Come tutte le forme di resistenza, il Pride è qualcosa di più della singola giornata di manifestazione. Molte organizzazioni legate all’evento, sia rurali che metropolitane, supportano ogni giorno dell’anno le no-profit LGBTQ e altre forme di associazione locale. Chris Classen, Presidente del Pride di Los Angeles, dice che «non riesco a pensare a nessun evento vecchio di 50 anni e ancora capace di ispirare le nuove generazioni.» Al netto delle critiche – come quella sulle corporate sponsorship – il Pride è centrale per il movimento LGBTQ da mezzo secolo. Per alcuni un termometro politico, per altri un momento di formazione importantissimo, un modo per farsi ascoltare in città dove la diversità non è ben accolta.

«I gay sanno come festeggiare,» dice Classen, «Ma abbiamo anche lottato per 50 anni. Non abbiamo abbandonato le armi.» Mi dice anche che il Pride di Los Angeles di quest’anno tornerà simile a quello degli anni ’70: ci saranno una marcia di solidarietà e un’assemblea, gli attivisti si riprenderanno le strade della città. A Washington il tema di quest’anno è “unapologetically proud”, termine che per l’organizzatore Ryan Bos significa essere orgogliosi della propria razza, genere, orientamento sessuale e individualità – un grido di battaglia di tutti che richiama i giorni di Stonewall e di ACT UP. Come dice l’attivista Andrew Velez, questo movimento è nato dai movimenti per i diritti civili e per i diritti delle donne: «Non siamo mai stati violenti, ma siamo stati arrabbiati – dice – c’era un pensiero dietro alle cose che facevamo, un coraggio e un’ironia che ha unito gente di età, genere e background diversi». La sua voce trema mentre ricorda amici, morti da tempo, che non rimasero in silenzio: «Quei froci erano così coraggiosi».
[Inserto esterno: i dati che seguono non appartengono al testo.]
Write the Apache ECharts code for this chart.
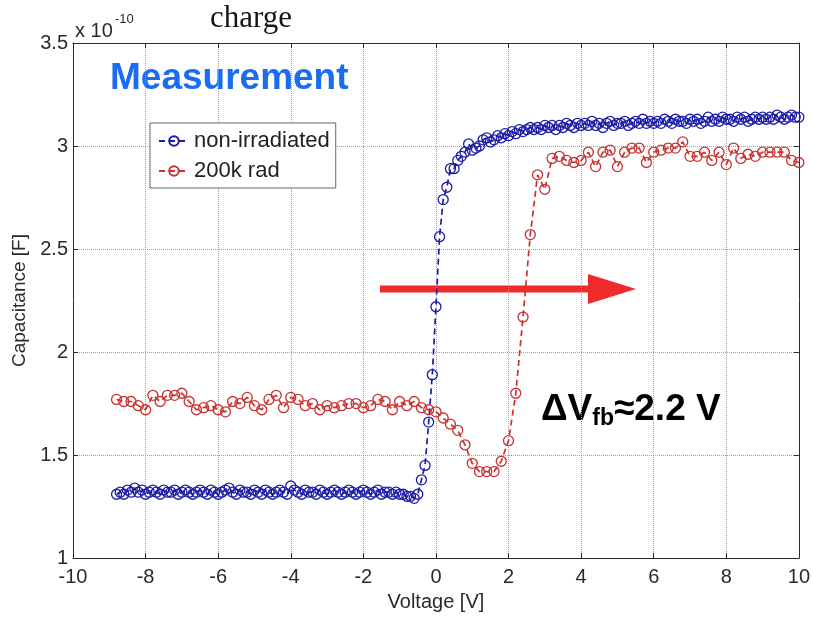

Il movimento LGBTQ americano si trova, nel 2017, di nuovo alla ricerca di strategie audaci e coraggiose per affrontare minacce nuove. Forse la cosa più audace di tutte – scaturita da Birmingham, Billings, Washington, Louisville, Sioux Falls e San Francisco – è anche la più ovvia: continuare a combattere e manifestare, non importa cosa succeda.

«Quando facciamo due passi avanti e uno indietro puoi vederla come una regressione, o come un po’ di cha-cha-cha», dice Kevin Hamm. «Io preferisco il cha-cha-cha. Non c’è niente di peggio che attaccare chi è queer. Abbiamo combattuto da malati, e abbiamo vinto».